▶ _TASK INSTRUCTIONS_
In the entries below, the lines from the one with "Recreate this image as a Python" through the one with "1.92, 2.1, 2.15]" are to be copied exactly; both ends count.

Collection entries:
________________
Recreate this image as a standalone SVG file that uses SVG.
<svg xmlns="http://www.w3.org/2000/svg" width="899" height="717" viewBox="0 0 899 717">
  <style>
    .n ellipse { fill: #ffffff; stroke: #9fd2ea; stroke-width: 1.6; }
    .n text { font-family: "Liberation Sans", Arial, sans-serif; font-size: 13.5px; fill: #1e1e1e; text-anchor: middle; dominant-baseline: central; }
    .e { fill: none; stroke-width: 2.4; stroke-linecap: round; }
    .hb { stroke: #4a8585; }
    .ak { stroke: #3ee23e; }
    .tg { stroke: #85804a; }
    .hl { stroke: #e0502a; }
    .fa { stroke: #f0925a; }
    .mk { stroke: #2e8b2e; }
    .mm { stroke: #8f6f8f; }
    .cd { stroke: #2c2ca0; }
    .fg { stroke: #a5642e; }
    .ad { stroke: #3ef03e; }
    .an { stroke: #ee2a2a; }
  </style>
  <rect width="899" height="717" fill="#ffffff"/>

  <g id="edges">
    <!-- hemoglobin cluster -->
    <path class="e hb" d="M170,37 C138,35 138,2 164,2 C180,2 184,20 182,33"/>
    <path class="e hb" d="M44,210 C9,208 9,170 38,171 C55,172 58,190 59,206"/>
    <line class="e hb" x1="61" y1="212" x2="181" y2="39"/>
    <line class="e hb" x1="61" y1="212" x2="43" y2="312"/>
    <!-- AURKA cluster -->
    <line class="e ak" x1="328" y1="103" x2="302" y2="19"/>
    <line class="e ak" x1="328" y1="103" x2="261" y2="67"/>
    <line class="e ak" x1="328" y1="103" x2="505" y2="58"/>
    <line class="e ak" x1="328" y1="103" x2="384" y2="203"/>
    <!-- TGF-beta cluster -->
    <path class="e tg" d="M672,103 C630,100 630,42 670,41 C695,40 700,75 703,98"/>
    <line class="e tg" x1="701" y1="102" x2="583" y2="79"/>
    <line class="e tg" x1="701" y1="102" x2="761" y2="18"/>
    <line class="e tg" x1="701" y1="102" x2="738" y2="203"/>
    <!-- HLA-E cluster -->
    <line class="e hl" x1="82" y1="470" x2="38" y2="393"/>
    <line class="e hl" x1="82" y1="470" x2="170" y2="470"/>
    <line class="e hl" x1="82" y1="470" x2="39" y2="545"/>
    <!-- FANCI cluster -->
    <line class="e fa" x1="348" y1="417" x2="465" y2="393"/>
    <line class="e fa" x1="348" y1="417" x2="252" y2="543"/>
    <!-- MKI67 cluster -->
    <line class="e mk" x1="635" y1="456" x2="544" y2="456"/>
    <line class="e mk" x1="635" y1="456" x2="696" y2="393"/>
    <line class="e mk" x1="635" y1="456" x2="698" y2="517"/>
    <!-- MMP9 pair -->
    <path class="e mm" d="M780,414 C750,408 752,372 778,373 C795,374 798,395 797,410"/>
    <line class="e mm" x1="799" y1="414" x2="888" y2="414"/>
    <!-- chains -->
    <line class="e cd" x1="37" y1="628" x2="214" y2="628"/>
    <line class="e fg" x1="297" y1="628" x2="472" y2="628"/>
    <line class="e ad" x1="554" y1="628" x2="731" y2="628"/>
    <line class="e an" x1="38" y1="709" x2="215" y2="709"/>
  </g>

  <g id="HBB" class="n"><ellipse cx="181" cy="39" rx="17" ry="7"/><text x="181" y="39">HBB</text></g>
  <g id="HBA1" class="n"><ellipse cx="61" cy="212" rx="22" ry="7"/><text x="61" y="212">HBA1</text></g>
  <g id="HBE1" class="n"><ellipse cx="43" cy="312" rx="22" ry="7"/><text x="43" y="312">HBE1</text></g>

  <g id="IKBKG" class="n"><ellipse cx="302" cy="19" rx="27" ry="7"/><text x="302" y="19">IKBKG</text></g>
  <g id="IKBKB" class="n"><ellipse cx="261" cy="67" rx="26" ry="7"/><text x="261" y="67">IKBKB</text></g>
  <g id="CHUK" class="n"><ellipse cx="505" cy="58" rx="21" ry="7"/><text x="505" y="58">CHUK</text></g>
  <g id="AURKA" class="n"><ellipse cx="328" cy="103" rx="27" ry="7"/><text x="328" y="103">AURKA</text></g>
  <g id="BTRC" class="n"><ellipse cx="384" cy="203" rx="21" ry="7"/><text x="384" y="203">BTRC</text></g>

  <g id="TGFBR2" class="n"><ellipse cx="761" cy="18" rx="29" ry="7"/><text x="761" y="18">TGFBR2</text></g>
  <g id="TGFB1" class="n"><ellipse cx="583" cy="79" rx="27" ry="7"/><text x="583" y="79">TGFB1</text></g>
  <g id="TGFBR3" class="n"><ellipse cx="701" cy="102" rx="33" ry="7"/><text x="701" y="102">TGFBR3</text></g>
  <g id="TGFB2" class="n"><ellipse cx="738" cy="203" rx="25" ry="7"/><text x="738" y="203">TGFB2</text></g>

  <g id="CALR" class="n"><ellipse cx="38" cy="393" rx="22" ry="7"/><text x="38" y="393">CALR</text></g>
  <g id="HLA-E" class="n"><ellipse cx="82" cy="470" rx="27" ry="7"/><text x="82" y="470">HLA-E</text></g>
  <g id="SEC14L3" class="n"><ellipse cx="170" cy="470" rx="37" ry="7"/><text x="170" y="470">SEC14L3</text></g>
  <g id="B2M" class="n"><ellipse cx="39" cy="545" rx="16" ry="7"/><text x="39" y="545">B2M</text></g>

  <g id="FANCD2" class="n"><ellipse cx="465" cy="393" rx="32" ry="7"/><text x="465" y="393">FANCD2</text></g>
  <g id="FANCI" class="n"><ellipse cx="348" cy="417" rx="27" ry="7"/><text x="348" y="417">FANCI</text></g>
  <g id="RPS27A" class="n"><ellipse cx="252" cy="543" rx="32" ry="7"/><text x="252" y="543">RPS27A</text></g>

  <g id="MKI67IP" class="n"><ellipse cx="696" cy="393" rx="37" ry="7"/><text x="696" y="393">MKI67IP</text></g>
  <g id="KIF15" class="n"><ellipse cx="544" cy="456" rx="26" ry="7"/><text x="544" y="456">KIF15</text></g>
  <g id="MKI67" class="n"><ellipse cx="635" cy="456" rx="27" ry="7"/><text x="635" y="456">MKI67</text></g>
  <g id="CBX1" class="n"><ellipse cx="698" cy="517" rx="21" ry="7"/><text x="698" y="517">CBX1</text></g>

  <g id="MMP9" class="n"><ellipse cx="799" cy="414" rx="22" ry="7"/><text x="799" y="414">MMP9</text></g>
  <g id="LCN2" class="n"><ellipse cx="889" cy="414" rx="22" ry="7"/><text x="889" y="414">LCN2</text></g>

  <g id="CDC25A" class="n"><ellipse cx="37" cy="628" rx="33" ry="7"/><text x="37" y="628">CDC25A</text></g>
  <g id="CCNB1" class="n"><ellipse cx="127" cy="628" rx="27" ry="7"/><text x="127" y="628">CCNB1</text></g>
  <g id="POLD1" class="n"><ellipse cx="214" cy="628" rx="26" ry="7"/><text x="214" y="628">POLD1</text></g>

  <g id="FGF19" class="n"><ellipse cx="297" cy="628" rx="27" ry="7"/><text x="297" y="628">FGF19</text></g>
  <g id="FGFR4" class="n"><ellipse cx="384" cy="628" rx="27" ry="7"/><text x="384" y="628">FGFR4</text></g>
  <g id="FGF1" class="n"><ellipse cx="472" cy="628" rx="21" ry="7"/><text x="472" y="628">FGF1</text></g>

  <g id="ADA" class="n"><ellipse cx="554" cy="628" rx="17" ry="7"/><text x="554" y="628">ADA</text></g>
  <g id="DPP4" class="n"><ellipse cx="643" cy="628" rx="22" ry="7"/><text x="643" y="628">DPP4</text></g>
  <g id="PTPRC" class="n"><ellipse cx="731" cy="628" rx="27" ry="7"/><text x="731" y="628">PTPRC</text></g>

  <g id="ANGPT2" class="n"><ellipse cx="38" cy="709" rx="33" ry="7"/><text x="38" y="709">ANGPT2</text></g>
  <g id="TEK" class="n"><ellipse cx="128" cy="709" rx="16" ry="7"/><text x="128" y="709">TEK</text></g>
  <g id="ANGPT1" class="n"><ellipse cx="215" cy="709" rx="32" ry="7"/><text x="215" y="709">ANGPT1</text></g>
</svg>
________________
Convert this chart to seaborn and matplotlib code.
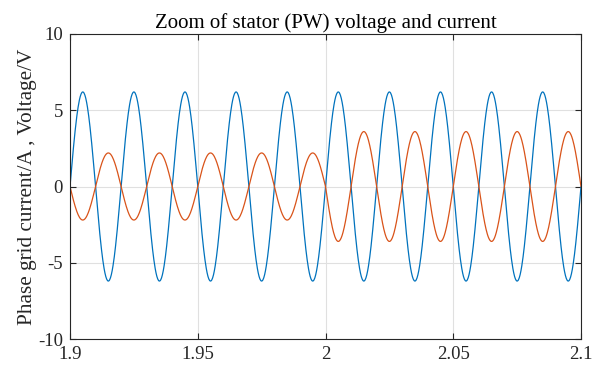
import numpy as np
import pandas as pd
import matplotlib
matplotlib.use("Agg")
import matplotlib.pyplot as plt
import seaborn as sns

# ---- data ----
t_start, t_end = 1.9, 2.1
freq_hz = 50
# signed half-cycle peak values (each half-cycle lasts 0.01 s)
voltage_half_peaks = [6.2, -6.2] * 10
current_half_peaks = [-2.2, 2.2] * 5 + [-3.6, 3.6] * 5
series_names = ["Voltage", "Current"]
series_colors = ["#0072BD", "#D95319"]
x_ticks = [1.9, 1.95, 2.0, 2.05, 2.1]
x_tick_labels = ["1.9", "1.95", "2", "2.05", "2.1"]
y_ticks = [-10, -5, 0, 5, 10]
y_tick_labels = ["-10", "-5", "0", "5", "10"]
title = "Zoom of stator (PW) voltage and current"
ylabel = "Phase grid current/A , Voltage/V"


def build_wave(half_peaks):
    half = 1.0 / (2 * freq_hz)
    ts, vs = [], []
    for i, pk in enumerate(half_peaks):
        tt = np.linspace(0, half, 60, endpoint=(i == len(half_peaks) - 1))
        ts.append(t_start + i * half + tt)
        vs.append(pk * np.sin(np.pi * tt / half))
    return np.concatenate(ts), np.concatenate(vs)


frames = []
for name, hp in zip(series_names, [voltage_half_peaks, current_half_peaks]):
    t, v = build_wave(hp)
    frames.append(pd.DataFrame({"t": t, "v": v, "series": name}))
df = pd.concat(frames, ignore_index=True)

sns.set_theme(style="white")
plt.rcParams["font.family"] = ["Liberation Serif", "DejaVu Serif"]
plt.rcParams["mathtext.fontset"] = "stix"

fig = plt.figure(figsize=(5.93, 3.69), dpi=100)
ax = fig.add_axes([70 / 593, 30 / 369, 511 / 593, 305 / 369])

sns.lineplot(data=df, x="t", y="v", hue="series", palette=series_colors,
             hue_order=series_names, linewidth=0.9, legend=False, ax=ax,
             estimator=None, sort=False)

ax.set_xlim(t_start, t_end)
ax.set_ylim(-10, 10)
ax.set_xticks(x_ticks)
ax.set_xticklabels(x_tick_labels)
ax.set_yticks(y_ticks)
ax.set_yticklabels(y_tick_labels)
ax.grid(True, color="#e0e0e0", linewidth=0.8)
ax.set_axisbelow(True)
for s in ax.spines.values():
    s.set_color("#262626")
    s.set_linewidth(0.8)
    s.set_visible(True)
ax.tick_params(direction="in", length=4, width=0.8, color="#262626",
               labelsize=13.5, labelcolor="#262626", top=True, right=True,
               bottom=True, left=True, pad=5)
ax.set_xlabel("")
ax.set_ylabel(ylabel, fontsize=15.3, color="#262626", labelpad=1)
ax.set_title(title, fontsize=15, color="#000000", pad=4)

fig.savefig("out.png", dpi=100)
________________
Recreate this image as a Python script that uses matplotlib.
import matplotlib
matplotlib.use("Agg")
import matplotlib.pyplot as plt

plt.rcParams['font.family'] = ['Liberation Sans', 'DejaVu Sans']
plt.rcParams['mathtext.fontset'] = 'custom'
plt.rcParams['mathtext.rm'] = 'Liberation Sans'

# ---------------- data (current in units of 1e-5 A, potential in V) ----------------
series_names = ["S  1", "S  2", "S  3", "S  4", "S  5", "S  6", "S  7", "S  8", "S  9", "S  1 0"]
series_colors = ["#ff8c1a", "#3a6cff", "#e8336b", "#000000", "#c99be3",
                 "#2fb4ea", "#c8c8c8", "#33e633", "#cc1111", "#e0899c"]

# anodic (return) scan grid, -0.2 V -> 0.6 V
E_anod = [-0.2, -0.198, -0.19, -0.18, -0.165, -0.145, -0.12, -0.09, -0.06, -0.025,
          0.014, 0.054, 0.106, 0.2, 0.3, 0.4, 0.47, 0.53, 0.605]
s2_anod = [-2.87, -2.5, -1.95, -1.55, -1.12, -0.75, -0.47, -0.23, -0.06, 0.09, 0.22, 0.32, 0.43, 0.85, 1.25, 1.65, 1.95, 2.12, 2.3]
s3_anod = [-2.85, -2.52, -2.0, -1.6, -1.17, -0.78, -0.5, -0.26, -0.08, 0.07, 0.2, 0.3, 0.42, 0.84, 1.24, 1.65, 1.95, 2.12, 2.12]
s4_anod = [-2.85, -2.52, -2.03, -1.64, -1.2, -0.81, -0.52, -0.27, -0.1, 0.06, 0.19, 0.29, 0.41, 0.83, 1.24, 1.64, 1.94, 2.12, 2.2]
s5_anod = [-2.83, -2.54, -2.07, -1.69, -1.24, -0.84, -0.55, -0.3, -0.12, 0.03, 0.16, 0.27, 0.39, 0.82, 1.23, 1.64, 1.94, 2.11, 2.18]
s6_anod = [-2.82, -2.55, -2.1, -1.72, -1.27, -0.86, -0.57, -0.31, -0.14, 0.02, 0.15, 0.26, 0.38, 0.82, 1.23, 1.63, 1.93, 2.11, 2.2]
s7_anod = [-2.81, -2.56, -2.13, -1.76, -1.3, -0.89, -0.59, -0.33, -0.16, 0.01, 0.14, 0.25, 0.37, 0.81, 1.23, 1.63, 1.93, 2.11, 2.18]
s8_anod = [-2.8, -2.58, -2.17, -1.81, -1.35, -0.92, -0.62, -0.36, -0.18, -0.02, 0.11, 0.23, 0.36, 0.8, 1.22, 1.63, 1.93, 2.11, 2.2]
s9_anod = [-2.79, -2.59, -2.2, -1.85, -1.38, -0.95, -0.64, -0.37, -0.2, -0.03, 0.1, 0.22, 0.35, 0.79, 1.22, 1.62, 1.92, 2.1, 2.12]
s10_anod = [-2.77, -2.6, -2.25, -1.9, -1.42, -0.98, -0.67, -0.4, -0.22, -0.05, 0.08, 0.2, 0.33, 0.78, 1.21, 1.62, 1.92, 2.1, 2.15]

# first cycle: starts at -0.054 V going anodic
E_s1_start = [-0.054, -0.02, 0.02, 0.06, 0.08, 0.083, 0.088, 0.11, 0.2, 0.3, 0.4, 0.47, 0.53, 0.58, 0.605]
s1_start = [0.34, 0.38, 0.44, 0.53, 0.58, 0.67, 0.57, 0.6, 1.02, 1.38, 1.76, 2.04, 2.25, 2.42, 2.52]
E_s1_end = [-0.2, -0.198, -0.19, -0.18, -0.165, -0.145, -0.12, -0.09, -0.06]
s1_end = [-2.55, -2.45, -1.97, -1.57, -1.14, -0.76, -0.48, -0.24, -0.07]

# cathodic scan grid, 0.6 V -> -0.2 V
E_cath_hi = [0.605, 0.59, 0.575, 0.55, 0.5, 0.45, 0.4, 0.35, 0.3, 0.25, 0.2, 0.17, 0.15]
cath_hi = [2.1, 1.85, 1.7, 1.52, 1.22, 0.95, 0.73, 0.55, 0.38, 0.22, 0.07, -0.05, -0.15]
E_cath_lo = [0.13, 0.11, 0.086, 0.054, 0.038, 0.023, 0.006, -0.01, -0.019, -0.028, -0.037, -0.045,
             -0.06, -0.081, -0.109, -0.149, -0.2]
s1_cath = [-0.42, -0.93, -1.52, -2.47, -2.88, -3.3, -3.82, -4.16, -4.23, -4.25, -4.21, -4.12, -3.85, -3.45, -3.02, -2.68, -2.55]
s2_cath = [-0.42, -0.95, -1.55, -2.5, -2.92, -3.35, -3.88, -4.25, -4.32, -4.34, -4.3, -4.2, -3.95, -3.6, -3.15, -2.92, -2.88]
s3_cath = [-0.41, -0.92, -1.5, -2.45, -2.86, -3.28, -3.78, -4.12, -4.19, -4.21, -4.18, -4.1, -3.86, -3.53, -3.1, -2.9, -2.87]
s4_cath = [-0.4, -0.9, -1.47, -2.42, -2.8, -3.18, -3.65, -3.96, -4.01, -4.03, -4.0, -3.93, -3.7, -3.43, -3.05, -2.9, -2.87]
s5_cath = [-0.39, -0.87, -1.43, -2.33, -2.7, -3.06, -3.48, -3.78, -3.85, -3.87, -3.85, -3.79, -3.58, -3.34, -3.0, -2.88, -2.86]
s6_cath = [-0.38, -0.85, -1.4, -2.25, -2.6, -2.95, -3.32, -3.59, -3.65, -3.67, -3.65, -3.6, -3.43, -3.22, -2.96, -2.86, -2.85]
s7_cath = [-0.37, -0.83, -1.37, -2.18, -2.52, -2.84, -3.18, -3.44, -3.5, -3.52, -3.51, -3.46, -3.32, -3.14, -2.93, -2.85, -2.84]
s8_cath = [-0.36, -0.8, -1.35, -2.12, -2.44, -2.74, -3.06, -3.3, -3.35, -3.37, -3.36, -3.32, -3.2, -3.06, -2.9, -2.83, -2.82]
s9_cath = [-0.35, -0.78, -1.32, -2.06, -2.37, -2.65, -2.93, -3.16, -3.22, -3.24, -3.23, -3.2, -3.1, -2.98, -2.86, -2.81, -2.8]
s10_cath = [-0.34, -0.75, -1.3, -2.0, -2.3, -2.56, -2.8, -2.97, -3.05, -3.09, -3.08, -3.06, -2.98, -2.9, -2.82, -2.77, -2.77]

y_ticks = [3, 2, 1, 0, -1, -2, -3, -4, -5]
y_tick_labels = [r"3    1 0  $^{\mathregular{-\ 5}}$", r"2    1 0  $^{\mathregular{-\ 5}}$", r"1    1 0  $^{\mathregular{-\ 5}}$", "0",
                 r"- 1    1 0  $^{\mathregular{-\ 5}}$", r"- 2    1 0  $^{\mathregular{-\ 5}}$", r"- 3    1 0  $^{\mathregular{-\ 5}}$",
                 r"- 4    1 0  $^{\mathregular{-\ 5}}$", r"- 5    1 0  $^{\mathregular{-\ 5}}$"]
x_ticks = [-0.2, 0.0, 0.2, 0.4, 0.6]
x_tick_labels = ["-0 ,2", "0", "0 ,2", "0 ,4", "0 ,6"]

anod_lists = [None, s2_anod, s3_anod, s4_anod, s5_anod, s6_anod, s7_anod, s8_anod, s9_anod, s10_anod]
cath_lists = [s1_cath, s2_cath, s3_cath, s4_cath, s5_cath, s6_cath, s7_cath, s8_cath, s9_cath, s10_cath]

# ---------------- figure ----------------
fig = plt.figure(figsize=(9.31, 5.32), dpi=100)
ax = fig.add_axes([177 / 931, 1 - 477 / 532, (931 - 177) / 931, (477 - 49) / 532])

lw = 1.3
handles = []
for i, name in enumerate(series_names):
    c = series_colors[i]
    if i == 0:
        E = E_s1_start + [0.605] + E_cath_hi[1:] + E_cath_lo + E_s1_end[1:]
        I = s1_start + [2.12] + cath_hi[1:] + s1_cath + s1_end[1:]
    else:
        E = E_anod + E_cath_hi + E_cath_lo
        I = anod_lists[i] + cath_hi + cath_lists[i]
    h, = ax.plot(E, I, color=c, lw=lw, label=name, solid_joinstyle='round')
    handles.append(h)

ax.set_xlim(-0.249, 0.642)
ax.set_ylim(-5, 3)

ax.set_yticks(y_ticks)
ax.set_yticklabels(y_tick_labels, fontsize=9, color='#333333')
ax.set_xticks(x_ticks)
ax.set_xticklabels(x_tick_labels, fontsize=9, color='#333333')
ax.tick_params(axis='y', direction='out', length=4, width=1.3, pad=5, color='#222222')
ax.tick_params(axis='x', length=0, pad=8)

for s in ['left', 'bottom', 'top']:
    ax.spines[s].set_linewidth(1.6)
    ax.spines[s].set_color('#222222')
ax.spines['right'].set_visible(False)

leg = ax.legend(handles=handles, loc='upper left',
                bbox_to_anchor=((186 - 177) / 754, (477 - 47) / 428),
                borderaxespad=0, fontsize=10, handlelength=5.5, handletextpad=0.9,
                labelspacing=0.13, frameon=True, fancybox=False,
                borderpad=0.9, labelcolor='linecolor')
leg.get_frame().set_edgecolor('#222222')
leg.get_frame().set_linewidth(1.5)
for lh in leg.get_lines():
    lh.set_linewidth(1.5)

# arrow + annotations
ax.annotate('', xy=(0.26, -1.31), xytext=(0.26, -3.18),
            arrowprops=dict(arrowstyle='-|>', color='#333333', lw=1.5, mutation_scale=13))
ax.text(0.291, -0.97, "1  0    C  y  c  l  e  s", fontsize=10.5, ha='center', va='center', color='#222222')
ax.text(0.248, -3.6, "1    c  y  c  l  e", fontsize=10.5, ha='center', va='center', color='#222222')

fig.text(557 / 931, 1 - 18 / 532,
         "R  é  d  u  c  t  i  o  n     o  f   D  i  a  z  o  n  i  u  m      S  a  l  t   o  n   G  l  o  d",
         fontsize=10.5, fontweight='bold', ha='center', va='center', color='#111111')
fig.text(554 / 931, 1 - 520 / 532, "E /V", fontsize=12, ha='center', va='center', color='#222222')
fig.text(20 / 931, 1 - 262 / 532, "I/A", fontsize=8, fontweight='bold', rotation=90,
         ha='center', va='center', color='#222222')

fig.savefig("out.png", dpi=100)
________________
▶ _WRITTEN ANSWER_
Recreate this image as a Python script that uses matplotlib.
import matplotlib
matplotlib.use("Agg")
import matplotlib.pyplot as plt

plt.rcParams['font.family'] = ['Liberation Sans', 'DejaVu Sans']
plt.rcParams['mathtext.fontset'] = 'custom'
plt.rcParams['mathtext.rm'] = 'Liberation Sans'

# ---------------- data (current in units of 1e-5 A, potential in V) ----------------
series_names = ["S  1", "S  2", "S  3", "S  4", "S  5", "S  6", "S  7", "S  8", "S  9", "S  1 0"]
series_colors = ["#ff8c1a", "#3a6cff", "#e8336b", "#000000", "#c99be3",
                 "#2fb4ea", "#c8c8c8", "#33e633", "#cc1111", "#e0899c"]

# anodic (return) scan grid, -0.2 V -> 0.6 V
E_anod = [-0.2, -0.198, -0.19, -0.18, -0.165, -0.145, -0.12, -0.09, -0.06, -0.025,
          0.014, 0.054, 0.106, 0.2, 0.3, 0.4, 0.47, 0.53, 0.605]
s2_anod = [-2.87, -2.5, -1.95, -1.55, -1.12, -0.75, -0.47, -0.23, -0.06, 0.09, 0.22, 0.32, 0.43, 0.85, 1.25, 1.65, 1.95, 2.12, 2.3]
s3_anod = [-2.85, -2.52, -2.0, -1.6, -1.17, -0.78, -0.5, -0.26, -0.08, 0.07, 0.2, 0.3, 0.42, 0.84, 1.24, 1.65, 1.95, 2.12, 2.12]
s4_anod = [-2.85, -2.52, -2.03, -1.64, -1.2, -0.81, -0.52, -0.27, -0.1, 0.06, 0.19, 0.29, 0.41, 0.83, 1.24, 1.64, 1.94, 2.12, 2.2]
s5_anod = [-2.83, -2.54, -2.07, -1.69, -1.24, -0.84, -0.55, -0.3, -0.12, 0.03, 0.16, 0.27, 0.39, 0.82, 1.23, 1.64, 1.94, 2.11, 2.18]
s6_anod = [-2.82, -2.55, -2.1, -1.72, -1.27, -0.86, -0.57, -0.31, -0.14, 0.02, 0.15, 0.26, 0.38, 0.82, 1.23, 1.63, 1.93, 2.11, 2.2]
s7_anod = [-2.81, -2.56, -2.13, -1.76, -1.3, -0.89, -0.59, -0.33, -0.16, 0.01, 0.14, 0.25, 0.37, 0.81, 1.23, 1.63, 1.93, 2.11, 2.18]
s8_anod = [-2.8, -2.58, -2.17, -1.81, -1.35, -0.92, -0.62, -0.36, -0.18, -0.02, 0.11, 0.23, 0.36, 0.8, 1.22, 1.63, 1.93, 2.11, 2.2]
s9_anod = [-2.79, -2.59, -2.2, -1.85, -1.38, -0.95, -0.64, -0.37, -0.2, -0.03, 0.1, 0.22, 0.35, 0.79, 1.22, 1.62, 1.92, 2.1, 2.12]
s10_anod = [-2.77, -2.6, -2.25, -1.9, -1.42, -0.98, -0.67, -0.4, -0.22, -0.05, 0.08, 0.2, 0.33, 0.78, 1.21, 1.62, 1.92, 2.1, 2.15]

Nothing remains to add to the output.